En este sentido, quizá los pasajes más deliciosos del texto, son aquellos en los que Francisco deja entrever su talante pastoral, su cercanía a las personas y realidades concretas, que describe además, sugestivamente, con expresiones cargadas de significado: “Los santos de la puerta de al lado” o “la clase media de la santidad”, dejando ver que es nuestra existencia cotidiana el lugar por excelencia de nuestro encuentro con Jesucristo y de la realización de nuestra misión.
Dos ejemplos: “Me gusta ver la santidad en el pueblo de Dios paciente: a los padres que crían con tanto amor a sus hijos, en esos hombres y mujeres que trabajan para llevar el pan a su casa, en los enfermos, en las religiosas ancianas que siguen sonriendo” (n. 7). Y poco más adelante: “Todos estamos llamados a ser santos viviendo con amor y ofreciendo el propio testimonio en las ocupaciones de cada día, allí donde cada uno se encuentra. ¿Eres consagrada o consagrado? Sé santo viviendo con alegría tu entrega. ¿Estás casado? Sé santo amando y ocupándote de tu marido o de tu esposa… ¿Eres trabajador? Sé santo cumpliendo con honradez y competencia tu trabajo al servicio de los hermanos. ¿Eres padre, abuela o abuelo? Sé santo enseñando con paciencia a los niños a seguir a Jesús. ¿Tienes autoridad? Sé santo luchando por el bien común y renunciando a tus intereses personales” (n. 14).
Muchos más ejemplos de la materialización y concreción de la santidad en la vida corriente nos ofrece Francisco, porque, eso sí, se manifiesta “enemigo” de las teorías, busca una santidad encarnada en actos concretos de personas concretas. Vale la pena leer personalmente el sugestivo texto desentrañando su riqueza pero, sobre todo, viendo cómo podemos incorporar sus continuas invitaciones a nuestra vida diaria.
Cabe decir, sin pretensiones de exhaustividad, que el documento abunda en dos de los peligros que acechan a la espiritualidad católica y que Francisco con frecuencia ha denunciado: un nuevo gnosticismo y una nueva forma de pelagianismo (El último documento de la Congregación para la Doctrina de la Fe, “Placuit Deo” aborda expresamente esta problemática).
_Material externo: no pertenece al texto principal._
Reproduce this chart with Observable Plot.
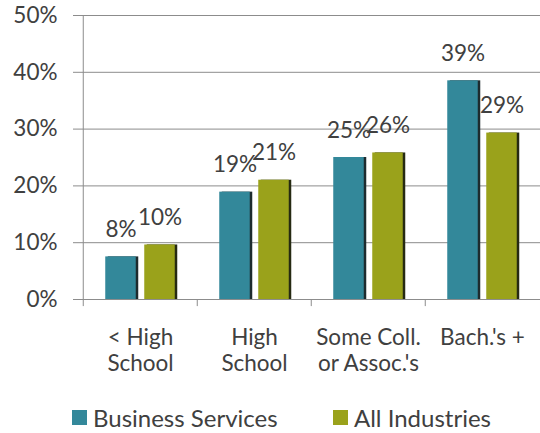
<!DOCTYPE html>
<html>
<head>
<meta charset="utf-8">
<script src="https://cdn.jsdelivr.net/npm/d3@7"></script>
<script src="https://cdn.jsdelivr.net/npm/@observablehq/plot@0.6"></script>
<style>
  html, body { margin: 0; padding: 0; background: #fff; }
  #chart { width: 540px; font-family: Lato, "Open Sans", sans-serif; color: #404040; }
  .legend { display: flex; align-items: center; height: 48px; font-size: 24px; color: #404040; }
  .legend .item { display: flex; align-items: center; position: absolute; }
  .legend .sw { width: 15px; height: 15px; display: inline-block; margin-right: 6px; }
</style>
</head>
<body>
<div id="chart"></div>
<script>
// ---- data ----
const categories = ["< High\nSchool", "High\nSchool", "Some Coll.\nor Assoc.'s", "Bach.'s +"];
const seriesNames = ["Business Services", "All Industries"];
const businessServices = [7.5, 18.9, 25.0, 38.5];
const allIndustries = [9.6, 21.0, 25.8, 29.3];
const yTicks = [0, 10, 20, 30, 40, 50];
const colors = ["#33889a", "#9aa21b"];

// ---- layout ----
const W = 540, H = 385, ML = 82, MR = 0, MT = 15, MB = 86;
const step = (W - ML - MR) / categories.length;
const barW = 31, gap = 8;
const offset = (barW + gap) / 2;
const inset = (step - barW) / 2;
const gray = "#8c8c8c";
const textColor = "#404040";

const bs = categories.map((c, i) => ({cat: c, value: businessServices[i]}));
const ai = categories.map((c, i) => ({cat: c, value: allIndustries[i]}));

const barOpts = (dx) => ({x: "cat", y: "value", dx, insetLeft: inset, insetRight: inset});

const chart = Plot.plot({
  width: W, height: H,
  marginLeft: ML, marginRight: MR, marginTop: MT, marginBottom: MB,
  style: {fontFamily: "Lato, 'Open Sans', sans-serif", fontSize: "22.5px", color: textColor, background: "#fff"},
  x: {domain: categories, padding: 0, axis: null},
  y: {domain: [0, 50], axis: null},
  marks: [
    Plot.ruleY(yTicks, {y: d => d, stroke: gray, strokeWidth: 1}),
    Plot.axisY(yTicks, {tickSize: 9, tickPadding: 16, stroke: gray, fill: textColor, tickFormat: d => d + "%", label: null, fontSize: 22.5}),
    Plot.ruleX(categories, {x: d => d, dx: -step / 2, y1: -1.25, y2: (d, i) => i === 0 ? 50 : 0, stroke: gray}),
    // shadows
    Plot.barY(bs, {...barOpts(-offset + 2.5), fill: "#1d2b2e"}),
    Plot.barY(ai, {...barOpts(offset + 2.5), fill: "#262a12"}),
    // bars
    Plot.barY(bs, {...barOpts(-offset), fill: colors[0]}),
    Plot.barY(ai, {...barOpts(offset), fill: colors[1]}),
    // value labels
    Plot.text(bs, {x: "cat", y: "value", text: d => Math.round(d.value) + "%", dx: -offset, dy: -20, lineAnchor: "bottom", fill: textColor}),
    Plot.text(ai, {x: "cat", y: "value", text: d => Math.round(d.value) + "%", dx: offset, dy: -20, lineAnchor: "bottom", fill: textColor}),
    // category labels
    Plot.text(categories, {x: d => d, text: d => d, frameAnchor: "bottom", dy: 28, lineAnchor: "top", lineHeight: 1.12, fill: textColor})
  ]
});

const root = document.getElementById("chart");
root.appendChild(chart);

const legend = document.createElement("div");
legend.className = "legend";
legend.style.position = "relative";
const lefts = [72, 333];
seriesNames.forEach((name, i) => {
  const item = document.createElement("div");
  item.className = "item";
  item.style.left = lefts[i] + "px";
  item.style.top = "18px";
  const sw = document.createElement("span");
  sw.className = "sw";
  sw.style.background = colors[i];
  const label = document.createElement("span");
  label.textContent = name;
  item.appendChild(sw);
  item.appendChild(label);
  legend.appendChild(item);
});
root.appendChild(legend);
</script>
</body>
</html>
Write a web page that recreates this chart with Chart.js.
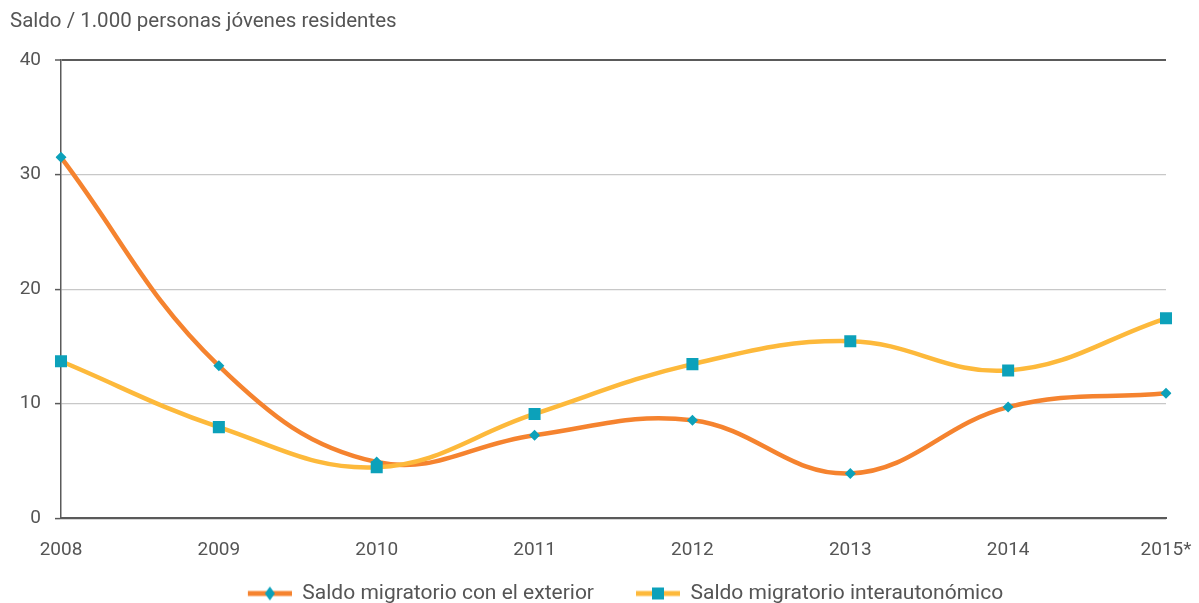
<!DOCTYPE html>
<html><head><meta charset="utf-8">
<script src="https://cdn.jsdelivr.net/npm/chart.js@4/dist/chart.umd.min.js"></script>
<style>html,body{margin:0;padding:0;background:#fff}#wrap{width:1199px;height:603px}</style>
</head><body><div id="wrap"><canvas id="c" width="1199" height="603"></canvas></div>
<script>
const categories = ['2008','2009','2010','2011','2012','2013','2014','2015*'];
const exterior = [31.5, 13.3, 4.9, 7.25, 8.55, 3.9, 9.7, 10.9];
const interautonomico = [13.7, 7.95, 4.45, 9.1, 13.45, 15.45, 12.9, 17.45];
const yTicks = [0, 10, 20, 30, 40];
const seriesNames = ['Saldo migratorio con el exterior', 'Saldo migratorio interautonómico'];
const titleText = 'Saldo / 1.000 personas jóvenes residentes';

const ORANGE = '#F5832F', YELLOW = '#FDB93B', TEAL = '#0CA1BA', TXT = '#555555', AX = '#5a5a5a';

const ICON_MARGIN = 42, ICON_W = 44;
function legendIcon(color, style) {
  const cv = document.createElement('canvas');
  cv.width = ICON_MARGIN + ICON_W; cv.height = 16;
  const g = cv.getContext('2d');
  const x0 = ICON_MARGIN, cx = x0 + ICON_W / 2;
  g.strokeStyle = color; g.lineWidth = 5;
  g.beginPath(); g.moveTo(x0, 8); g.lineTo(x0 + ICON_W, 8); g.stroke();
  g.fillStyle = TEAL;
  if (style === 'diamond') {
    g.beginPath(); g.moveTo(cx, 1); g.lineTo(cx + 5, 8); g.lineTo(cx, 15); g.lineTo(cx - 5, 8); g.closePath(); g.fill();
  } else {
    g.fillRect(cx - 6, 2, 12, 12);
  }
  return cv;
}
const icons = [legendIcon(ORANGE, 'diamond'), legendIcon(YELLOW, 'square')];

Chart.defaults.font.family = 'Roboto, "DejaVu Sans", sans-serif';
Chart.defaults.color = TXT;

new Chart(document.getElementById('c'), {
  type: 'line',
  data: {
    labels: categories,
    datasets: [
      { label: seriesNames[0], data: exterior, borderColor: ORANGE, borderWidth: 4.5,
        tension: 0.4, pointStyle: 'rectRot', pointRadius: 5.5, pointBackgroundColor: TEAL,
        pointBorderWidth: 0, pointBorderColor: TEAL, order: 2 },
      { label: seriesNames[1], data: interautonomico, borderColor: YELLOW, borderWidth: 4.5,
        tension: 0.4, pointStyle: 'rect', pointRadius: 8.5, pointBackgroundColor: TEAL,
        pointBorderWidth: 0, pointBorderColor: TEAL, order: 1 }
    ]
  },
  options: {
    responsive: false, animation: false, devicePixelRatio: 1,
    layout: { padding: { left: 10, right: 0, top: 0, bottom: -11 } },
    plugins: {
      tooltip: { enabled: false },
      title: { display: true, text: titleText, align: 'start', color: TXT,
        font: { size: 20.5, weight: 'normal' }, padding: { top: 10, bottom: 25.4 } },
      legend: {
        position: 'bottom',
        labels: {
          usePointStyle: true, pointStyleWidth: ICON_MARGIN + ICON_W, boxHeight: 16, padding: 0,
          color: TXT, font: { size: 21 },
          sort: (a, b) => a.datasetIndex - b.datasetIndex,
          generateLabels: (chart) => chart.data.datasets.map((d, i) => ({
            text: d.label, pointStyle: icons[i], datasetIndex: i, fontColor: TXT,
            lineWidth: 0, strokeStyle: 'transparent', fillStyle: 'transparent', hidden: false
          }))
        }
      }
    },
    scales: {
      x: {
        offset: false,
        afterFit: (s) => { s.paddingRight = 33; },
        grid: { display: true, drawOnChartArea: false, drawTicks: false },
        border: { display: true, color: AX, width: 2 },
        ticks: { padding: 21, color: TXT, font: { size: 19 }, maxRotation: 0 }
      },
      y: {
        min: 0, max: 40,
        afterBuildTicks: (s) => { s.ticks = yTicks.map(v => ({ value: v })); },
        afterFit: (s) => { s.width = 51; },
        grid: { color: (c) => c.tick && (c.tick.value === 40 || c.tick.value === 0) ? AX : '#c8c8c8',
          lineWidth: (c) => c.tick && (c.tick.value === 40) ? 2 : 1.2,
          tickColor: AX, tickLength: 6, tickWidth: 1.5 },
        border: { display: true, color: AX, width: 1.5 },
        ticks: { padding: 14, color: TXT, font: { size: 19 } }
      }
    }
  }
});
</script></body></html>
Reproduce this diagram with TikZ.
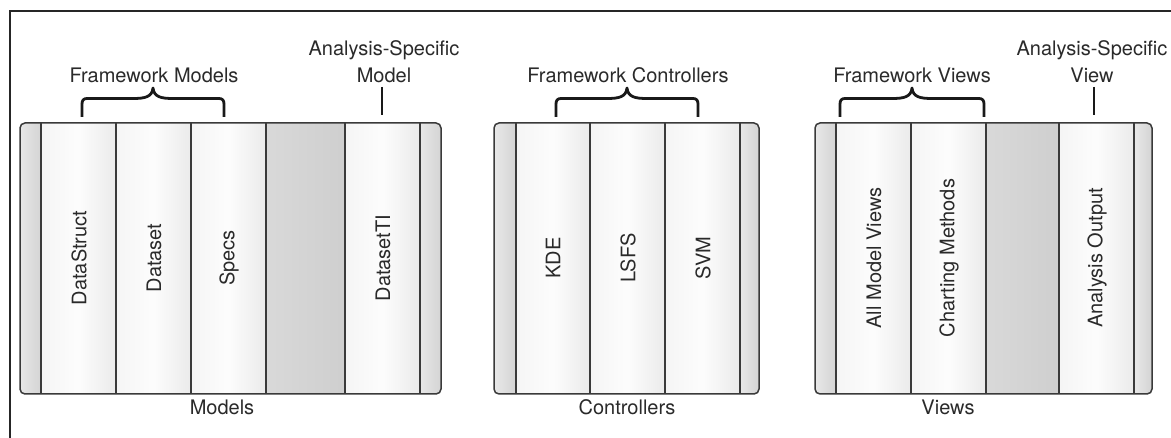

Concreta esa búsqueda de la santidad siguiendo las enseñanzas de Jesucristo, particularmente las Bienaventuranzas y “el gran protocolo” (así lo denomina) contenido en el discurso que san Mateo nos transmite (25, 31-46) donde resumidamente afirma: “cuanto hicisteis a uno de estos mis hermanos más pequeños, a mí me lo hicisteis”. Alerta contra el principal enemigo de la santidad, que es una entidad espiritual y personal, el demonio (cuando recientemente algunos habían puesto en duda su existencia) y muchas cosas más.
Queda una pregunta en el aire, ¿le faltó algo? Aunque expresamente aclara al principio que no busca agotar el tema y tratar todo lo que se refiere a la santidad, a juicio personal se nota un vacío importante en lo que se refiere a la santidad en las circunstancias reales del mundo actual: Reconocer el valor que tienen las distintas formas de trabajo en sí mismas, como camino y llamada para reconciliar el mundo con Dios. Es decir, afirmar que se puede santificar el trabajo mismo y no solo santificarse con el trabajo y santificar a los demás con el trabajo. Como decía san Josemaría: el trabajo nace del amor, manifiesta el amor, se ordena al amor, reconociéndolo así como una categoría teológica, como una misión y una forma de consagrar este mundo para Dios. Quizá le faltó a Francisco conocer o tomar más en cuenta las enseñanzas de este santo contemporáneo.